When disaster strikes in India, the world’s editorial writers know exactly what to say. Safety norms are lax. Enforcement is absent. Lives are cheap. The tone is brisk, the moral certainty absolute. But when a similar catastrophe unfolds in Switzerland - Europe’s byword for order, insurance and impeccable regulation – that script falters. The deaths of more than 45 people at a New Year’s party in the Swiss ski resort of Crans-Montana should puncture the comforting illusion that competence, wealth and latitude alone guarantee safety.


Crans-Montana is no backwater. Perched high in the Valais canton, gazing out toward the Matterhorn and Mont Blanc, it is marketed as an alpine haven with discreet luxury and a clientele drawn from Europe’s well-heeled middle and upper classes. At the end of the year, it fills with visitors from Switzerland, France, Britain, Italy, Belgium and beyond. This was the setting for a fire that broke at Le Constellation bar during New Year celebrations, killing scores, injuring more than a hundred and leaving families across borders anxiously counting the missing.


Witnesses describe sparklers or flares placed in champagne bottles. A staff member reportedly held a candle aloft near a wooden ceiling. Flames raced across combustible interiors. The ceiling collapsed. Exits, for reasons not yet fully explained, were blocked or unusable. Panic followed. Italy says 16 of its nationals are missing; France has eight unaccounted for.


This reads uncannily like the recent Goa nightclub tragedy that sparked outrage across India. There, too, pyrotechnics met flammable décor. There, too, a confined space turned festive exuberance into a death trap. In Goa, amid the ire, the verdict from abroad was swift and sanctimonious. In Switzerland, the tone is more sorrowful and procedural.

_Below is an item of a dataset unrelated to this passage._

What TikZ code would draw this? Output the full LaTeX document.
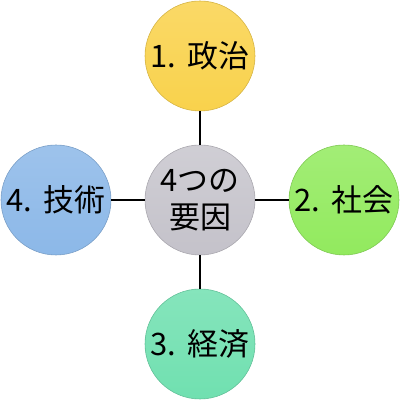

Yet the uncomfortable truth is that such fires obey no passport regime. Nightclubs, resort bars and party venues around the world share the same vulnerabilities: decorative wood, theatrical effects, overcrowding and a casual attitude to exits once the music starts and the champagne flows. The difference lies not in culture but in complacency. Switzerland’s reputation for safety may have bred the very confidence that allowed obvious risks to go unchallenged. If this can happen in one of Europe’s most regulated countries, it can happen anywhere.

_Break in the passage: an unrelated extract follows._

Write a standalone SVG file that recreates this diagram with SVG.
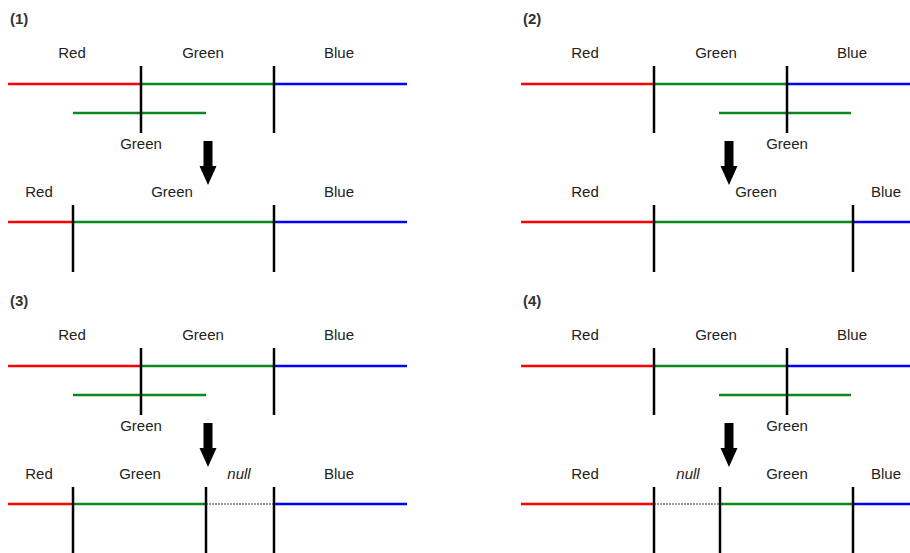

That is precisely why selective outrage is so hollow. When tragedy strikes in India, it is treated as evidence of systemic failure. When it happens in Switzerland, it is framed as a tragic accident in an otherwise flawless system. This distinction is intellectually dishonest. Regulations on paper mean little if they are ignored in practice. Enforcement is only as strong as the willingness to inconvenience businesses, cancel events or shut venues that cut corners. Human behaviour tends to defeat even the best-designed rules.


The real lesson of Crans-Montana is not that Switzerland has suddenly become unsafe, any more than Goa’s tragedy proved India uniquely negligent. It is that crowd safety is a global problem hiding in plain sight.